Moody's cuts U.S outlook to negative

Moody's Investors Service Inc signage is displayed outside of the company's headquarters in New York, U.S. [Getty Images]

Rating agency Moody's Investors Service on Friday downgraded its outlook on the U.S government to "negative" from "stable," citing the rising risks to the nation's large fiscal deficits and declining debt affordability.

"Continued political polarization within U.S. Congress raises the risk that successive governments will not be able to reach consensus on a fiscal plan to slow the decline in debt affordability," Moody's said in a statement, as Congress faces the looming threat of a government shutdown once again.

"In the context of higher interest rates, without effective fiscal policy measures to reduce government spending or increase revenues, Moody's expected that the U.S. fiscal deficits will remain very large, significantly weakening debt affordability," it said.

Moody's has affirmed the long-term issuer and senior unsecured ratings of the U.S. at Aaa, making it the only one of the three major credit rating agencies to maintain a triple-A rating on the world's largest economy.

Following months of political brinkmanship over the U.S. debt ceiling, Fitch cut the U.S. long-term foreign currency issuer default rating to AA+ from AAA in August, joining S&P which has had an AA+ rating since 2011.

Moody's warned of "downside risks" because of a rising budget deficit with no apparent plan to rein in the deficit at a time of significantly higher interest rates from the Federal Reserve.

The agency cited a string of recent red flags, including brinkmanship over the debt limit, the ouster of the House speaker and rising threats of another government shutdown.

The Republican-controlled House of Representatives is now under pressure to take a stopgap spending measure aimed at averting a partial government shutdown.

"In Moody's view, such political polarization is likely to continue," the firm said, making it increasingly difficult for lawmakers to "reverse widening federal deficits."

According to official data published last month, the U.S. federal government recorded a budget deficit of nearly 1.7 trillion U.S. dollars in fiscal year 2023, which ended in September, up 23.2 percent from the previous fiscal year.

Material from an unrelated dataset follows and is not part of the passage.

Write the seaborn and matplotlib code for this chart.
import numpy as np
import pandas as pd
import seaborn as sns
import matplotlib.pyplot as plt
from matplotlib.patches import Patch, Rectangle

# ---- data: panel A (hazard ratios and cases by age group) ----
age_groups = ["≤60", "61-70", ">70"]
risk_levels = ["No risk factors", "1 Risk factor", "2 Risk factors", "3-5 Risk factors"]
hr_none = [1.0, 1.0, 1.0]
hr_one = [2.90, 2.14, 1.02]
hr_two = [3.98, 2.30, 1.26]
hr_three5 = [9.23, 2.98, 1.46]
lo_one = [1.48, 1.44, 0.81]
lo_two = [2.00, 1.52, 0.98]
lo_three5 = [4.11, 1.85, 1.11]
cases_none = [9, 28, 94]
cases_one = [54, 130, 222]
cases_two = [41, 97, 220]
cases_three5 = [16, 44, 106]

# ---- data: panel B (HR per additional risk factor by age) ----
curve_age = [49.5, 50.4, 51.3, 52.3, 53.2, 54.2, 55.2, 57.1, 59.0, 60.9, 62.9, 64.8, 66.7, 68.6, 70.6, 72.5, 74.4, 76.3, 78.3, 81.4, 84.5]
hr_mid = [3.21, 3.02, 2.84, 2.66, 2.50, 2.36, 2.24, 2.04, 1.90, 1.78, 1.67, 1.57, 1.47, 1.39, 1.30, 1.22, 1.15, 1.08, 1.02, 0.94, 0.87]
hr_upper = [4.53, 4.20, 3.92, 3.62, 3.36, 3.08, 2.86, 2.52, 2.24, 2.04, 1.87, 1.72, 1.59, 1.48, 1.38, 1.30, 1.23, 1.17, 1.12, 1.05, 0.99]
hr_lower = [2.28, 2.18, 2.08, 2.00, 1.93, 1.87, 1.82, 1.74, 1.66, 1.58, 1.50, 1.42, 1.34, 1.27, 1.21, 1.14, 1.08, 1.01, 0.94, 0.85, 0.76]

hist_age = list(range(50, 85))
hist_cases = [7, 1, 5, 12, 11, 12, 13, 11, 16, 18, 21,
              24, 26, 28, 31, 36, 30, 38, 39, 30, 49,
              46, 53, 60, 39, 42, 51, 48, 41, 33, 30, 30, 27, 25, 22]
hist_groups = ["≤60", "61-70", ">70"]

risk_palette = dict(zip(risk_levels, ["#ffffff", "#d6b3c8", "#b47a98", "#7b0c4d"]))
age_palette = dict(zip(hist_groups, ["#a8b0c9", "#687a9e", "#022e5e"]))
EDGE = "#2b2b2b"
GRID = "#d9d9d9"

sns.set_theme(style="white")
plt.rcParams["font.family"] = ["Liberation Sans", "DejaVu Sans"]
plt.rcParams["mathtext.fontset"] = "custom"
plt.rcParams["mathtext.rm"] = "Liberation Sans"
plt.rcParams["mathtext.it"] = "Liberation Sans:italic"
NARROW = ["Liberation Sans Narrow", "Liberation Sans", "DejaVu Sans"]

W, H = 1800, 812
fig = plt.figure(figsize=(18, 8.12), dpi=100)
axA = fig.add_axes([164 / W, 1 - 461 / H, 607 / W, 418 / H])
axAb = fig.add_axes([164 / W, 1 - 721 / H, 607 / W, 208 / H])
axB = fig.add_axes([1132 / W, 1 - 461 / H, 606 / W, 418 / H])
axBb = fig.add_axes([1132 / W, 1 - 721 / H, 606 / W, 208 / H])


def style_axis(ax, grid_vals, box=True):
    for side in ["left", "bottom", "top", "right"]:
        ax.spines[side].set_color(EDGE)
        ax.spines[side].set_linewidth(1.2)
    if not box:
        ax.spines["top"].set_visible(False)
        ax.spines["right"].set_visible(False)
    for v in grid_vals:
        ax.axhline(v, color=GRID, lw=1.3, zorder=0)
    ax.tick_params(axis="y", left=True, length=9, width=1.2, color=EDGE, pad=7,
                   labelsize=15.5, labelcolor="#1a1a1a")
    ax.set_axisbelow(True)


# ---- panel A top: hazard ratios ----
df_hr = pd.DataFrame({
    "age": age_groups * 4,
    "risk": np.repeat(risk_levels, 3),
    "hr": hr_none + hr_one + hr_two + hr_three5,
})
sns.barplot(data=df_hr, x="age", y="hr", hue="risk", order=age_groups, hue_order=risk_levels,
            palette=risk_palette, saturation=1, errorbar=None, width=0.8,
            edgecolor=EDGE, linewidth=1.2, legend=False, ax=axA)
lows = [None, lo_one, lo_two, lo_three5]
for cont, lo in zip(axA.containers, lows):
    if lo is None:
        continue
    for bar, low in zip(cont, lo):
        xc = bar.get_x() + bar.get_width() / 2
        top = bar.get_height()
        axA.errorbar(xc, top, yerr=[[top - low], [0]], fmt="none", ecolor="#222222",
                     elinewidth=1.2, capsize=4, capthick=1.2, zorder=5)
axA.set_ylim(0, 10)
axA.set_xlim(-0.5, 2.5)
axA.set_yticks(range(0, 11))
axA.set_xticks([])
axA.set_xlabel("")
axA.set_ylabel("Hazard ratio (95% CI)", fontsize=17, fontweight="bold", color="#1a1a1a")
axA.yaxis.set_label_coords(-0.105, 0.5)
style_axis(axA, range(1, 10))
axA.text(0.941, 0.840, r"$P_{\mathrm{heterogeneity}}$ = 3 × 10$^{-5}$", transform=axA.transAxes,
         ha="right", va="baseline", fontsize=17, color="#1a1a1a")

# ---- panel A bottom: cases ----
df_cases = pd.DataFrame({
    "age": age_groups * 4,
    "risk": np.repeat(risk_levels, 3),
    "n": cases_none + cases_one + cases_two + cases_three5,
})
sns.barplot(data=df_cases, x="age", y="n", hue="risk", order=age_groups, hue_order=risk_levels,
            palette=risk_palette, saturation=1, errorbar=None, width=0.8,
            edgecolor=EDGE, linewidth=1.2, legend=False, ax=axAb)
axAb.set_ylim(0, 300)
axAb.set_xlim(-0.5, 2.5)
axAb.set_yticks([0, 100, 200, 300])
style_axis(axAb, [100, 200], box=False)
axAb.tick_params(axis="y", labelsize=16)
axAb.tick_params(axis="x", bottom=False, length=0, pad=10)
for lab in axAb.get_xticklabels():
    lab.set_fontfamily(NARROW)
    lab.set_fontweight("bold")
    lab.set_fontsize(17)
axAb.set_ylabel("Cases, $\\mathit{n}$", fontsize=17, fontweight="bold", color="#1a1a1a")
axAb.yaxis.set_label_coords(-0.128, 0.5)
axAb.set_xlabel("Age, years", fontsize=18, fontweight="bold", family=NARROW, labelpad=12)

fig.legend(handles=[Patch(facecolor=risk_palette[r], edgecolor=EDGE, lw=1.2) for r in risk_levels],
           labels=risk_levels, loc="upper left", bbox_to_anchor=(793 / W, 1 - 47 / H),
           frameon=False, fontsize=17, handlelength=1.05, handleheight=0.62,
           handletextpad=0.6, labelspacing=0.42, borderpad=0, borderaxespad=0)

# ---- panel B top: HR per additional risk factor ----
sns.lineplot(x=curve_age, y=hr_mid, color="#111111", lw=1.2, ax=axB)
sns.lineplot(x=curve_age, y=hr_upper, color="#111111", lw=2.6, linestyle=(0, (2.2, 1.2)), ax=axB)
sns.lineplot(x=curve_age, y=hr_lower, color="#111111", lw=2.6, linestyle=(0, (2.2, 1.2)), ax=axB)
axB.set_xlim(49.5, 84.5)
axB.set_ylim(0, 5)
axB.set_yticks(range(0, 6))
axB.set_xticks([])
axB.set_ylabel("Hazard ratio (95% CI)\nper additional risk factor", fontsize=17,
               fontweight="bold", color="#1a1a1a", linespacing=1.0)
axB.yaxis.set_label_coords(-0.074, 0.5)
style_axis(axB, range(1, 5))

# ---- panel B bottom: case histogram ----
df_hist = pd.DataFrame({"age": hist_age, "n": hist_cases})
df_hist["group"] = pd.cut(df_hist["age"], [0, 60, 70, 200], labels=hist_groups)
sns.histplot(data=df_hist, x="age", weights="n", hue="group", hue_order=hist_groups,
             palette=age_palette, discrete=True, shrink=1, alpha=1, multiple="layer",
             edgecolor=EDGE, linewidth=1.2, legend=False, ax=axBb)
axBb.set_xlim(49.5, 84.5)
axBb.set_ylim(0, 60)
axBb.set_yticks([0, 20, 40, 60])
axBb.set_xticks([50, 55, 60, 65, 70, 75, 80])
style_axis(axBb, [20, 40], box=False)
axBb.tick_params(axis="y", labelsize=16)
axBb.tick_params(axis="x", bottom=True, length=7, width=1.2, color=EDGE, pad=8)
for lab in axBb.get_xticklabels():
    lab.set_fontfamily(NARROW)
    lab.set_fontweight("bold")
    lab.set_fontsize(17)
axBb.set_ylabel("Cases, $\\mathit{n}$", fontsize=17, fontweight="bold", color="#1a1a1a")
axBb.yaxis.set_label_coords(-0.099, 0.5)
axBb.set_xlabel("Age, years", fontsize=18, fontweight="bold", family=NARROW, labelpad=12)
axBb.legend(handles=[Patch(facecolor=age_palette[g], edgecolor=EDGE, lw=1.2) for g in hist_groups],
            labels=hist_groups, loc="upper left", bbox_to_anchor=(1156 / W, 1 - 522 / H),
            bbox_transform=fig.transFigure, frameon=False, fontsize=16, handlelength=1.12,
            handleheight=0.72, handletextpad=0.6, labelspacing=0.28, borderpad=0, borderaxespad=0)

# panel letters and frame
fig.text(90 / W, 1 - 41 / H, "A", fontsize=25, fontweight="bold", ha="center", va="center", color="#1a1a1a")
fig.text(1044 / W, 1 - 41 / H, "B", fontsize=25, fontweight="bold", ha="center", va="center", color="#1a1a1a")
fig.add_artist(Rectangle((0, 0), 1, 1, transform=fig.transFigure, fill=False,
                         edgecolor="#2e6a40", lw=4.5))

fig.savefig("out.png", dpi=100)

This adds to America's already ballooning federal debt, which recently exceeded a staggering 33.6 trillion dollars.

The federal deficit grew significantly more last year than expected due to rising borrowing costs and declining tax revenues, according to an analysis from the Congressional Budget Office.

Immediately after Moody's release, both the U.S. Treasury and White House officials said they disagreed with the shift in the outlook by Moody's.

White House spokesperson Karine Jean-Pierre said the outlook change was "yet another consequence of congressional Republican extremism and dysfunction."

"The American economy remains strong, and Treasury securities are the world's preeminent safe and liquid asset," Deputy Secretary of the Treasury Wally Adeyemo said in a statement.